* **Data**
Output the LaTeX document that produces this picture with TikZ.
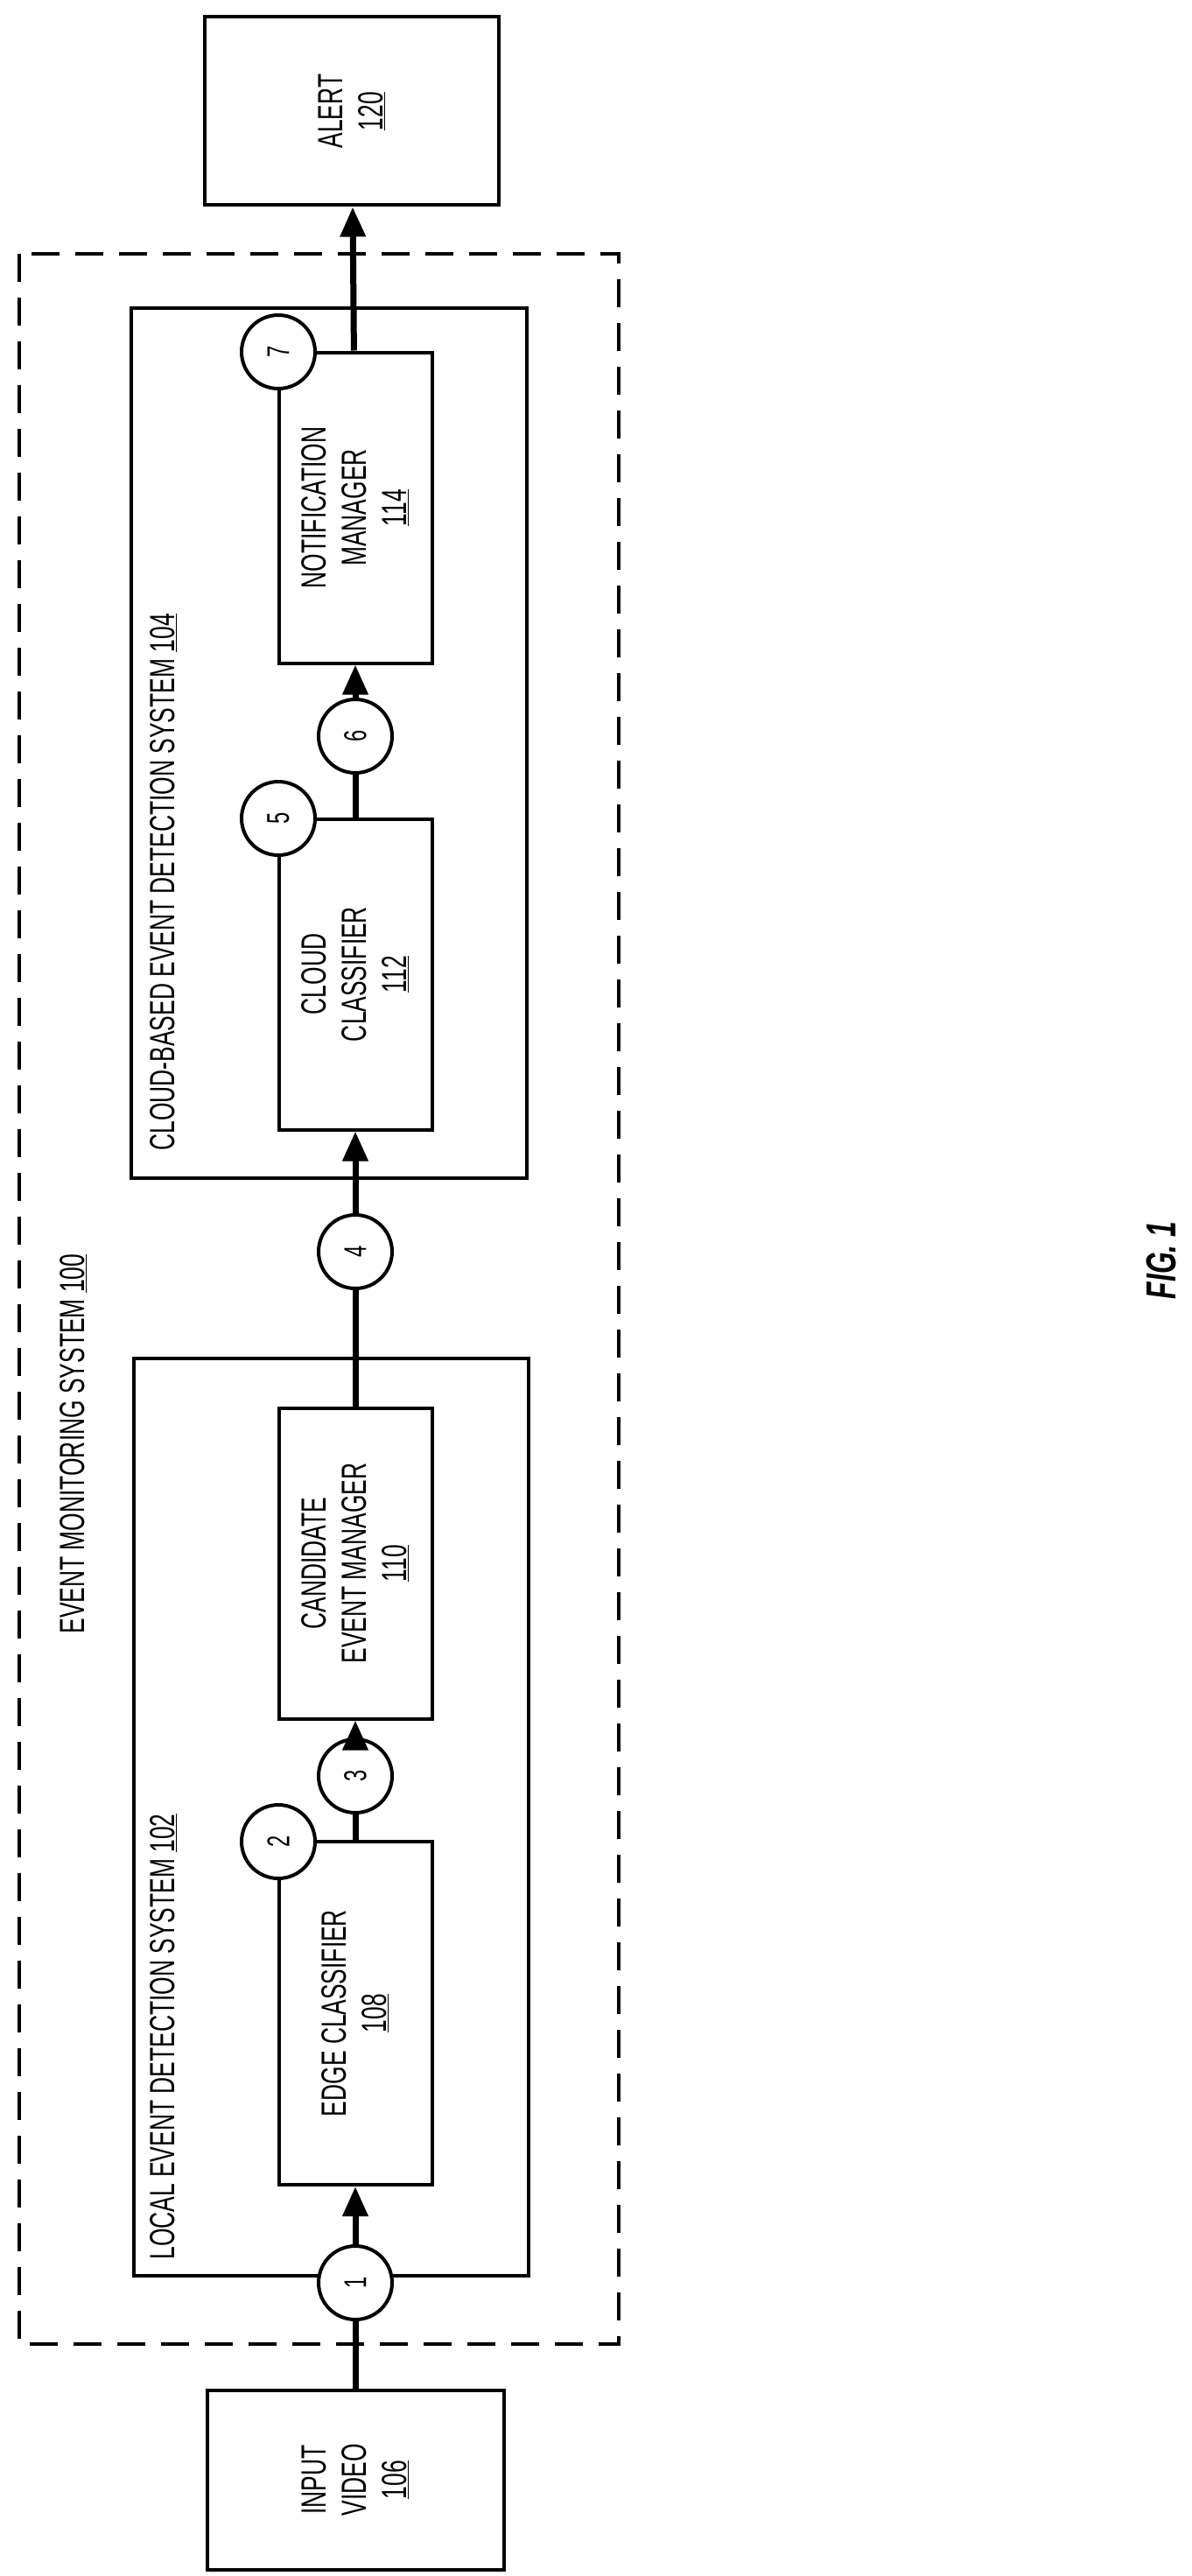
\documentclass[tikz,border=0pt]{standalone}
\usepackage{fontspec}
\setmainfont[FakeStretch=0.66]{Liberation Sans}
\usetikzlibrary{arrows.meta}
\tikzset{
  box/.style={draw, line width=4pt, align=center, font=\fontsize{40}{46}\selectfont, rotate=90},
  num/.style={draw, circle, fill=white, line width=4pt, minimum size=84pt, inner sep=0pt, font=\fontsize{36}{40}\selectfont, rotate=90},
  link/.style={line width=7pt},
  flow/.style={link, -{Triangle[length=34pt,width=28pt]}},
  lbl/.style={font=\fontsize{40}{46}\selectfont, rotate=90, anchor=west}
}
\begin{document}
\begin{tikzpicture}[x=1pt,y=-1pt]
  \useasboundingbox (0,0) rectangle (1361,2943);
  % outer system
  \draw[line width=4pt, dash pattern=on 32pt off 18pt] (22,290) rectangle (707,2678);
  \node[lbl] (ems) at (84,1870) {EVENT MONITORING SYSTEM \underline{100}};
  \draw[line width=4pt] (153,1552) rectangle (604,2600);
  \node[lbl] (les) at (187,2585) {LOCAL EVENT DETECTION SYSTEM \underline{102}};
  \draw[line width=4pt] (150,352) rectangle (602,1346);
  \node[lbl] (ces) at (187,1318) {CLOUD-BASED EVENT DETECTION SYSTEM \underline{104}};
  % blocks
  \node[box, minimum width=205pt, minimum height=339pt] (video) at (406,2833) {INPUT\\VIDEO\\\underline{106}};
  \node[box, minimum width=392pt, minimum height=175pt] (edge) at (406,2300) {EDGE CLASSIFIER\\\underline{108}};
  \node[box, minimum width=355pt, minimum height=175pt] (cand) at (406,1786) {CANDIDATE\\EVENT MANAGER\\\underline{110}};
  \node[box, minimum width=355pt, minimum height=175pt] (cloud) at (406,1113) {CLOUD\\CLASSIFIER\\\underline{112}};
  \node[box, minimum width=355pt, minimum height=175pt] (notify) at (406,580) {NOTIFICATION\\MANAGER\\\underline{114}};
  \node[box, minimum width=215pt, minimum height=336pt] (alert) at (402,127) {ALERT\\\underline{120}};
  % step numbers
  \node[num] (s1) at (406,2608) {1};
  \node[num] (s2) at (318,2104) {2};
  \node[num] (s3) at (406,2029) {3};
  \node[num] (s4) at (406,1430) {4};
  \node[num] (s5) at (318,935) {5};
  \node[num] (s6) at (406,841) {6};
  \node[num] (s7) at (318,402) {7};
  % connectors
  \draw[link] (video) -- (s1);
  \draw[flow] (s1) -- (edge);
  \draw[link] (edge) -- (s3);
  \draw[flow] (s3) -- (cand);
  \draw[link] (cand) -- (s4);
  \draw[flow] (s4) -- (cloud);
  \draw[link] (cloud) -- (s6);
  \draw[flow] (s6) -- (notify);
  \draw[flow] (notify) -- (alert);
  \node[font=\fontsize{48}{52}\selectfont\bfseries\itshape, rotate=90] (fig) at (1327,1440) {FIG. 1};
\end{tikzpicture}
\end{document}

* **What you are asked to do**
Give all the lines above again, character for character, without pictures.

* **Reply to the exercise**
Output the LaTeX document that produces this picture with TikZ.
\documentclass[tikz,border=0pt]{standalone}
\usepackage{fontspec}
\setmainfont[FakeStretch=0.66]{Liberation Sans}
\usetikzlibrary{arrows.meta}
\tikzset{
  box/.style={draw, line width=4pt, align=center, font=\fontsize{40}{46}\selectfont, rotate=90},
  num/.style={draw, circle, fill=white, line width=4pt, minimum size=84pt, inner sep=0pt, font=\fontsize{36}{40}\selectfont, rotate=90},
  link/.style={line width=7pt},
  flow/.style={link, -{Triangle[length=34pt,width=28pt]}},
  lbl/.style={font=\fontsize{40}{46}\selectfont, rotate=90, anchor=west}
}
\begin{document}
\begin{tikzpicture}[x=1pt,y=-1pt]
  \useasboundingbox (0,0) rectangle (1361,2943);
  % outer system
  \draw[line width=4pt, dash pattern=on 32pt off 18pt] (22,290) rectangle (707,2678);
  \node[lbl] (ems) at (84,1870) {EVENT MONITORING SYSTEM \underline{100}};
  \draw[line width=4pt] (153,1552) rectangle (604,2600);
  \node[lbl] (les) at (187,2585) {LOCAL EVENT DETECTION SYSTEM \underline{102}};
  \draw[line width=4pt] (150,352) rectangle (602,1346);
  \node[lbl] (ces) at (187,1318) {CLOUD-BASED EVENT DETECTION SYSTEM \underline{104}};
  % blocks
  \node[box, minimum width=205pt, minimum height=339pt] (video) at (406,2833) {INPUT\\VIDEO\\\underline{106}};
  \node[box, minimum width=392pt, minimum height=175pt] (edge) at (406,2300) {EDGE CLASSIFIER\\\underline{108}};
  \node[box, minimum width=355pt, minimum height=175pt] (cand) at (406,1786) {CANDIDATE\\EVENT MANAGER\\\underline{110}};
  \node[box, minimum width=355pt, minimum height=175pt] (cloud) at (406,1113) {CLOUD\\CLASSIFIER\\\underline{112}};
  \node[box, minimum width=355pt, minimum height=175pt] (notify) at (406,580) {NOTIFICATION\\MANAGER\\\underline{114}};
  \node[box, minimum width=215pt, minimum height=336pt] (alert) at (402,127) {ALERT\\\underline{120}};
  % step numbers
  \node[num] (s1) at (406,2608) {1};
  \node[num] (s2) at (318,2104) {2};
  \node[num] (s3) at (406,2029) {3};
  \node[num] (s4) at (406,1430) {4};
  \node[num] (s5) at (318,935) {5};
  \node[num] (s6) at (406,841) {6};
  \node[num] (s7) at (318,402) {7};
  % connectors
  \draw[link] (video) -- (s1);
  \draw[flow] (s1) -- (edge);
  \draw[link] (edge) -- (s3);
  \draw[flow] (s3) -- (cand);
  \draw[link] (cand) -- (s4);
  \draw[flow] (s4) -- (cloud);
  \draw[link] (cloud) -- (s6);
  \draw[flow] (s6) -- (notify);
  \draw[flow] (notify) -- (alert);
  \node[font=\fontsize{48}{52}\selectfont\bfseries\itshape, rotate=90] (fig) at (1327,1440) {FIG. 1};
\end{tikzpicture}
\end{document}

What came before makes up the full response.